▶ Objective:
Look through the records below, count the lines with the word "this", and reply with only the number.

▶ Data listing:
_ _ _ _ _
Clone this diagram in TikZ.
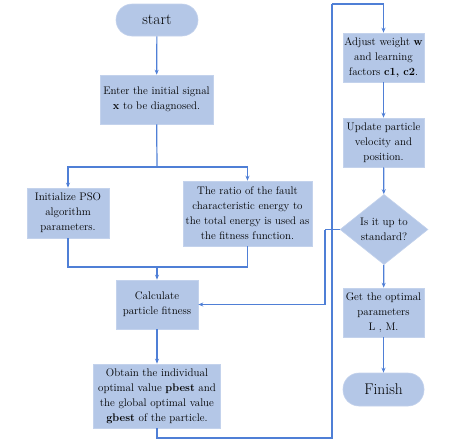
\documentclass[tikz,border=0pt]{standalone}
\usetikzlibrary{shapes.geometric,arrows.meta}
\definecolor{boxfill}{HTML}{B4C7E7}
\definecolor{boxline}{HTML}{C3D2EC}
\definecolor{flow}{HTML}{4F7FD6}
\tikzset{
  box/.style={rectangle, fill=boxfill, draw=boxline, line width=0.6pt, align=center, inner sep=0pt,
    font=\fontsize{11}{15}\selectfont},
  term/.style={rectangle, rounded corners=16pt, fill=boxfill, draw=boxline, line width=0.6pt, inner sep=0pt,
    font=\fontsize{15.5}{19}\selectfont},
  decide/.style={diamond, fill=boxfill, draw=boxline, line width=0.6pt, inner sep=0pt, align=center,
    font=\fontsize{11}{15}\selectfont},
  conn/.style={draw=flow, line width=1.2pt},
  arr/.style={conn, -{Stealth[length=5pt,width=4pt]}}
}
\begin{document}
\begin{tikzpicture}[x=1pt,y=-1pt]
\useasboundingbox (0,0) rectangle (464,445);
% left column
\node[term, minimum width=82pt, minimum height=32pt] (start) at (157,20) {start};
\node[box, minimum width=113pt, minimum height=49pt] (enter) at (156.5,99.5) {Enter the initial signal\\\textbf{x} to be diagnosed.};
\node[box, minimum width=82pt, minimum height=50pt] (init) at (68,213) {Initialize PSO\\algorithm\\parameters.};
\node[box, minimum width=129pt, minimum height=65pt] (ratio) at (247.5,213.5) {The ratio of the fault\\characteristic energy to\\the total energy is used as\\the fitness function.};
\node[box, minimum width=82pt, minimum height=49pt] (calc) at (157,304.5) {Calculate\\particle fitness};
\node[box, minimum width=127pt, minimum height=64pt] (obtain) at (157,396) {Obtain the individual\\optimal value \textbf{pbest} and\\the global optimal value\\\textbf{gbest} of the particle.};
% right column
\node[box, minimum width=81pt, minimum height=49pt] (adjust) at (383.5,57.5) {Adjust weight \textbf{w}\\and learning\\factors \textbf{c1, c2}.};
\node[box, minimum width=81pt, minimum height=49pt] (update) at (383.5,142.5) {Update particle\\velocity and\\position.};
\node[decide, minimum width=88pt, minimum height=53pt] (dec) at (384,229.5) {Is it up to\\standard?};
\node[box, minimum width=81pt, minimum height=49pt] (get) at (383.5,312.5) {Get the optimal\\parameters\\L , M.};
\node[term, minimum width=81pt, minimum height=33pt] (finish) at (383.5,389.5) {Finish};
% junction coordinates
\coordinate (split) at (157,167);
\coordinate (merge) at (157,267);
\coordinate (lpA) at (332,438);
\coordinate (lpB) at (332,4);
\coordinate (fb) at (325,229.5);
% connectors
\draw[arr] (start) -- (enter);
\draw[conn] (enter) -- (split);
\draw[arr] (split) -| (init);
\draw[arr] (split) -| (ratio);
\draw[conn] (init) |- (merge);
\draw[conn] (ratio) |- (merge);
\draw[arr] (merge) -- (calc);
\draw[arr] (calc) -- (obtain);
\draw[conn] (obtain) |- (lpA) -- (lpB);
\draw[arr] (lpB) -| (adjust);
\draw[arr] (adjust) -- (update);
\draw[arr] (update) -- (dec);
\draw[arr] (dec) -- (get);
\draw[arr] (get) -- (finish);
\draw[conn] (dec.west) -- (fb);
\draw[arr] (fb) |- (calc.east);
\end{tikzpicture}
\end{document}
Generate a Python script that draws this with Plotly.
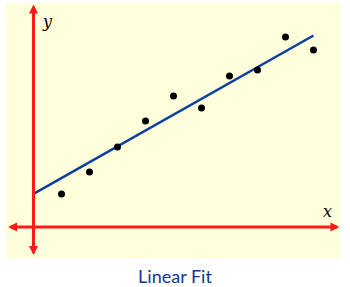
import plotly.graph_objects as go

# data
x_pts = [1, 2, 3, 4, 5, 6, 7, 8, 9, 10]
y_pts = [1.18, 1.96, 2.86, 3.79, 4.68, 4.25, 5.39, 5.61, 6.79, 6.32]
fit_x = [0, 10]
fit_y = [1.18, 6.84]
title_text = "Linear Fit"

XR = [-0.982, 10.946]
YR = [-1.107, 8.0]

fig = go.Figure()
fig.add_trace(go.Scatter(x=fit_x, y=fit_y, mode="lines",
                         line=dict(color="#0d3ea3", width=2.5), hoverinfo="skip"))
fig.add_trace(go.Scatter(x=x_pts, y=y_pts, mode="markers",
                         marker=dict(color="black", size=7), hoverinfo="skip"))

red = "#ff1a1a"
# x axis double arrow
fig.add_annotation(x=XR[1] - 0.02, y=0, ax=XR[0] + 0.02, ay=0, xref="x", yref="y",
                   axref="x", ayref="y", text="", showarrow=True,
                   arrowhead=2, startarrowhead=2, arrowside="end+start",
                   arrowsize=0.6, startarrowsize=0.6, arrowwidth=3, arrowcolor=red,
                   standoff=0, startstandoff=0)
# y axis double arrow
fig.add_annotation(x=0, y=YR[1] - 0.05, ax=0, ay=YR[0] + 0.05, xref="x", yref="y",
                   axref="x", ayref="y", text="", showarrow=True,
                   arrowhead=2, startarrowhead=2, arrowside="end+start",
                   arrowsize=0.6, startarrowsize=0.6, arrowwidth=3, arrowcolor=red,
                   standoff=0, startstandoff=0)

fig.add_annotation(x=0.5, y=7.35, xref="x", yref="y", text="<i>y</i>", showarrow=False,
                   font=dict(family="DejaVu Serif", size=16, color="black"))
fig.add_annotation(x=10.5, y=0.55, xref="x", yref="y", text="<i>x</i>", showarrow=False,
                   font=dict(family="DejaVu Serif", size=16, color="black"))

fig.update_layout(
    width=350, height=287,
    margin=dict(l=6, r=10, t=3, b=29),
    paper_bgcolor="white",
    plot_bgcolor="#ffffdc",
    showlegend=False,
    xaxis=dict(range=XR, visible=False, fixedrange=True),
    yaxis=dict(range=YR, visible=False, fixedrange=True),
    title=dict(text=title_text, x=0.5, xanchor="center", y=0.015, yanchor="bottom",
               font=dict(family="Lato", size=18, color="#123594")),
)

fig.write_html("out.html")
_ _ _ _ _
▶ Task response:
2